Valentine’s Day: Also Called Singles Awareness Day

Tiffany Buschman

Every year on the 14th of February, people around the world celebrate love on a holiday known as Valentine’s Day. Ashton Kutcher sums up the holiday in the first few lines of the 2010 film “Valentine’s Day.”

“Valentine’s Day comes every year whether you like it or not. It’s the day when your love life is put on display and there’s always a chance for romance or disaster,” said Kutcher.

With Valentine’s Day being a holiday where everyone’s relationship is on display, naturally people’s lack of a relationship is also on display. So, the question must be asked: How do those single ladies that have no love life to put on display feel about the holiday? Emily Boyne, a Senior Communication Studies major, comments on how she feels about Valentine’s Day as a single lady.

“Honestly, I’ve always hated Valentine’s Day. I hate how commercial it is and how everyone hypes up the holiday,” Boyne said.

Emma Chocholaty, a Sophomore Nursing major who is another single woman, expresses similar feelings towards the love-centric day.

“I have never particularly enjoyed Valentine’s Day as a holiday. I feel as though it is over-commercialized and used as an excuse to sell flowers and cards. There’s no need for a whole national holiday to remind everyone to appreciate their partner. You could take any day to do that,” Chocholaty said.

Single ladies tend to have more negative emotions towards Valentine’s Day, considering the holiday celebrates love and, more specifically, romantic love. For a holiday that simply celebrates love, singles may often wonder why celebrating love between friends and family members is not as common as celebrating romantic love on Valentine’s Day. Grace Vernon, a Sophomore double majoring in Elementary Education and Women’s Ministry, feels that while the holiday can cause single ladies like herself to feel sad and particularly lonely, Valentine’s Day is a time to celebrate all forms of love which is what she embraces and celebrates on Valentine’s Day.

“Valentine’s Day celebrates other types of loves besides romantic. As a single Christian woman, I don’t want to choose to sulk on this day just because I’m single. On this day, we get to express love towards others no matter who they are because of how Jesus loves us. I love showing all of the young girls at church who are looking up to me that I am completed by Jesus and Jesus alone, even on Valentine’s Day. My worth and my celebration of love is not rooted in a significant other, but rather the love Jesus has for me, as well as everyone else,” Vernon said.

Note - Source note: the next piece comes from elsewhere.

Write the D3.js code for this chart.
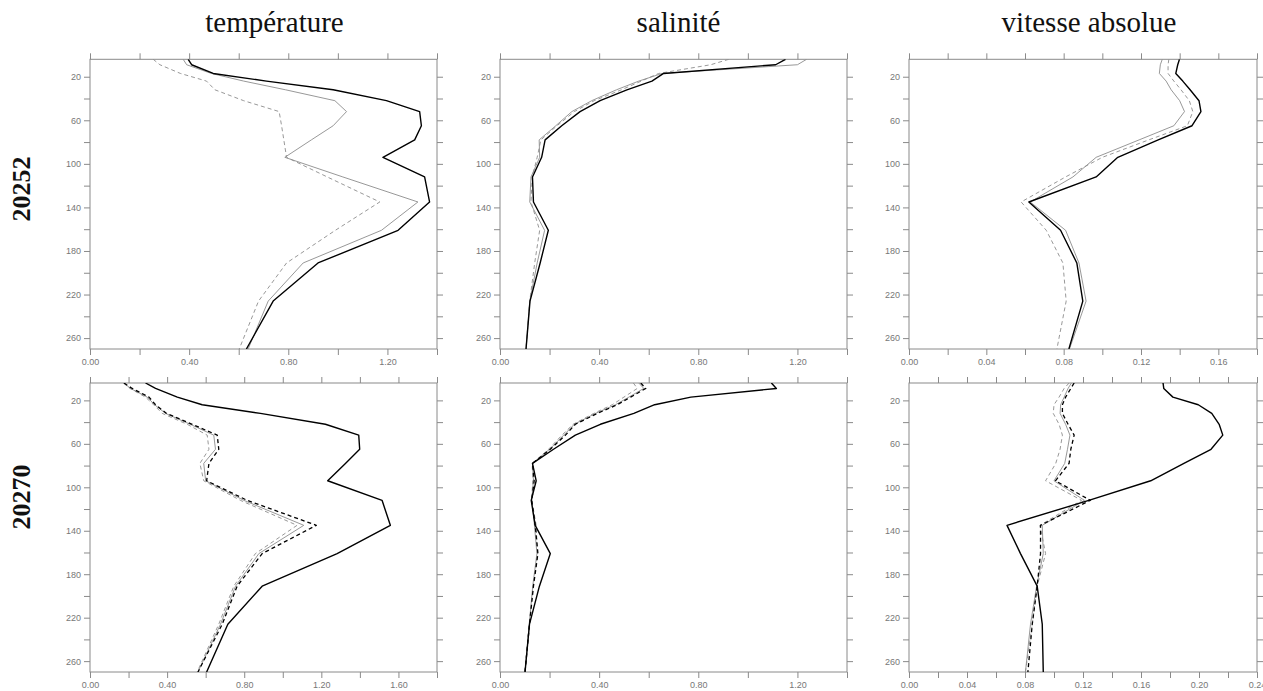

Grace is not the only single lady who enjoys celebrating all different kinds of love on Valentine’s Day, junior cross -cultural ministry major Madison Morgan enjoys celebrating this holiday for so much more than romantic relationships.

“Valentine’s Day is my favorite holiday with or without a man. I just love love! I love when people choose this holiday to be fully emotionally invested in others, and strongly express their love for their friends and families. Valentine’s Day is a holiday to celebrate the beauty of love’s many different forms,” Morgan said.

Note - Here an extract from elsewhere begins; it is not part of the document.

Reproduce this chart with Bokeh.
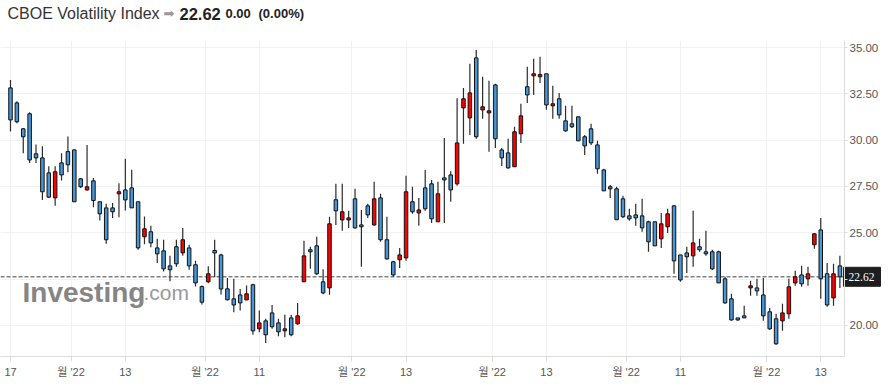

Although singles often express sadness towards Valentine’s Day, the notion of celebrating the relationships that come from all different kinds of love appeals to single ladies and provides a new perspective on the holiday. Emily Boyne plans on spending Valentine’s Day celebrating the love she receives from her friendships.

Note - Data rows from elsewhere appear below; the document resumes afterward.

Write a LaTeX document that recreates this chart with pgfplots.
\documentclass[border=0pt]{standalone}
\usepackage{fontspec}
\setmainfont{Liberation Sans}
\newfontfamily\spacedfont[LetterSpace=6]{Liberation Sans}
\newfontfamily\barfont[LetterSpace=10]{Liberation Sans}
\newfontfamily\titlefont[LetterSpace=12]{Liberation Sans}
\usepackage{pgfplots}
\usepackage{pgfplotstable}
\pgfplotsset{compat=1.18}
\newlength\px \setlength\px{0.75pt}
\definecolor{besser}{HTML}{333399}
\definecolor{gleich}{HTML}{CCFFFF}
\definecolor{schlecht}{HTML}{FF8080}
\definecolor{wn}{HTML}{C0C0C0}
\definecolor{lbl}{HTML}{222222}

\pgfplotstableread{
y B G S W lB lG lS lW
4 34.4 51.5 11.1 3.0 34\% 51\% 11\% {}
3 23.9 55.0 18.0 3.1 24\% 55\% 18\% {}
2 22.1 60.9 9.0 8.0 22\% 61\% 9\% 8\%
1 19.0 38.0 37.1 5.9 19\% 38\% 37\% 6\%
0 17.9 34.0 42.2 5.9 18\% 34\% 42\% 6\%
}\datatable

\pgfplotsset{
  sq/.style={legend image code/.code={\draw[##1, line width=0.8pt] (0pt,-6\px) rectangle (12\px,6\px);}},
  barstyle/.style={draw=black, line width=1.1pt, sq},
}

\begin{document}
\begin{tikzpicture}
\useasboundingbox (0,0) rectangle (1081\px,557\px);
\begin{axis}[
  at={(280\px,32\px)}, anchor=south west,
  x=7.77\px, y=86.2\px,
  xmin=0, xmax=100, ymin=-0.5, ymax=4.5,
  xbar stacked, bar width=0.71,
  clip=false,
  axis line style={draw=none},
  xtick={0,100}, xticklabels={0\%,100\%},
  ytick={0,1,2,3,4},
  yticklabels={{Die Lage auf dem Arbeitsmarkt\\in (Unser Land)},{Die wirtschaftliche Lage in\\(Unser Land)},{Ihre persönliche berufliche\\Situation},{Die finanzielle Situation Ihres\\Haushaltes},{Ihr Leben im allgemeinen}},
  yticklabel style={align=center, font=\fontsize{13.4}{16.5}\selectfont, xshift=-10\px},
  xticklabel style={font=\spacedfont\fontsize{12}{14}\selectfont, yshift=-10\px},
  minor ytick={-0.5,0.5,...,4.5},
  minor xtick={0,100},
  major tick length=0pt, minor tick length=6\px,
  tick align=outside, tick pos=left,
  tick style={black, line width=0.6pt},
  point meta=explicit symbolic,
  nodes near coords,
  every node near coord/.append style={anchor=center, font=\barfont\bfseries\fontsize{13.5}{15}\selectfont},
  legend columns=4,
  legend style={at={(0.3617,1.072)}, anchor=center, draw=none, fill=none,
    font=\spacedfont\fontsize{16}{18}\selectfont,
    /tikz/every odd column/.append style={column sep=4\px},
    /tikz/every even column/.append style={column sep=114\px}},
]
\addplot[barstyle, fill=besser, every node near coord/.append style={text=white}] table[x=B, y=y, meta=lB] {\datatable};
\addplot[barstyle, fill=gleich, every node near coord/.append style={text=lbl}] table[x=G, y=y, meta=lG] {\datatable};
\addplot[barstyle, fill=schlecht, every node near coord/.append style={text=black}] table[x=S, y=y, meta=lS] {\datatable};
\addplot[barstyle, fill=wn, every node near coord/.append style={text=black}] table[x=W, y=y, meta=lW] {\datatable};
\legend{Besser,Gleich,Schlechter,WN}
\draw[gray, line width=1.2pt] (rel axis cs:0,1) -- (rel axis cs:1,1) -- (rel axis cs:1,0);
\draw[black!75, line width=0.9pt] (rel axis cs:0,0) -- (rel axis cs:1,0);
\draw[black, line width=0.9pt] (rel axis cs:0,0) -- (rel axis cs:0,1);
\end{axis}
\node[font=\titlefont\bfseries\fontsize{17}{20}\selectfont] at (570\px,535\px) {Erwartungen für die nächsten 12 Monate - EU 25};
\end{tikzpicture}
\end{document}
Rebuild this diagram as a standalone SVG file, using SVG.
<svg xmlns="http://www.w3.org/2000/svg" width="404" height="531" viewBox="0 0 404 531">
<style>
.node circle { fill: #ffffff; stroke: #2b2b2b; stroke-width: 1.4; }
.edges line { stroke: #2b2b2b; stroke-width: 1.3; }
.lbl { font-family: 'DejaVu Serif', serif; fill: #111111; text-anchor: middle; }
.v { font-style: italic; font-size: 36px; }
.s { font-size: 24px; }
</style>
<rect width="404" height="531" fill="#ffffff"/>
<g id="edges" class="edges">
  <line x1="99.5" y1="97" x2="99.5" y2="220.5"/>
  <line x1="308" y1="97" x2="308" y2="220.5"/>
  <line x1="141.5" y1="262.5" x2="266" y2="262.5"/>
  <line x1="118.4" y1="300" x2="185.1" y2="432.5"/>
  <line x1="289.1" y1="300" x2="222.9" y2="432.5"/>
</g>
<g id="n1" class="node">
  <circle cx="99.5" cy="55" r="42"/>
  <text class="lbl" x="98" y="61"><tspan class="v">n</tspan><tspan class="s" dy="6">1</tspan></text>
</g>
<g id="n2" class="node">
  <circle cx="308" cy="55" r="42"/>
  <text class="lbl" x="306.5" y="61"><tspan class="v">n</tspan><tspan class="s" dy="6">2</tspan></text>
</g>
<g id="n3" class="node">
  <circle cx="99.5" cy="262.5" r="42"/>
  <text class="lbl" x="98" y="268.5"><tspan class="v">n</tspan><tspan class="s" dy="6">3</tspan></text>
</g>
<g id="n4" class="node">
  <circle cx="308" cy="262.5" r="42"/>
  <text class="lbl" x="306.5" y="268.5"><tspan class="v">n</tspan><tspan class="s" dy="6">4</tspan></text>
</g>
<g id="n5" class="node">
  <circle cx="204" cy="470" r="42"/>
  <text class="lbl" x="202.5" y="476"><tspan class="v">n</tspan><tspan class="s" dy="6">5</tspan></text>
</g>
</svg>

“This year I’m excited for Valentine’s Day because my roommates and I are doing our own ‘Galentines’ celebrating the love we have in our friendships,” Boyne said.

Madison Morgan has similar plans to celebrate the holiday all about love.

“My plan for Valentine’s Day is to go roller skating with some girlfriends and make chocolate covered strawberries while watching romance movies. To me, Valentine’s Day is such a simple way to love your people and go out of your way to celebrate all of your relationships and that makes the holiday special,” Morgan said.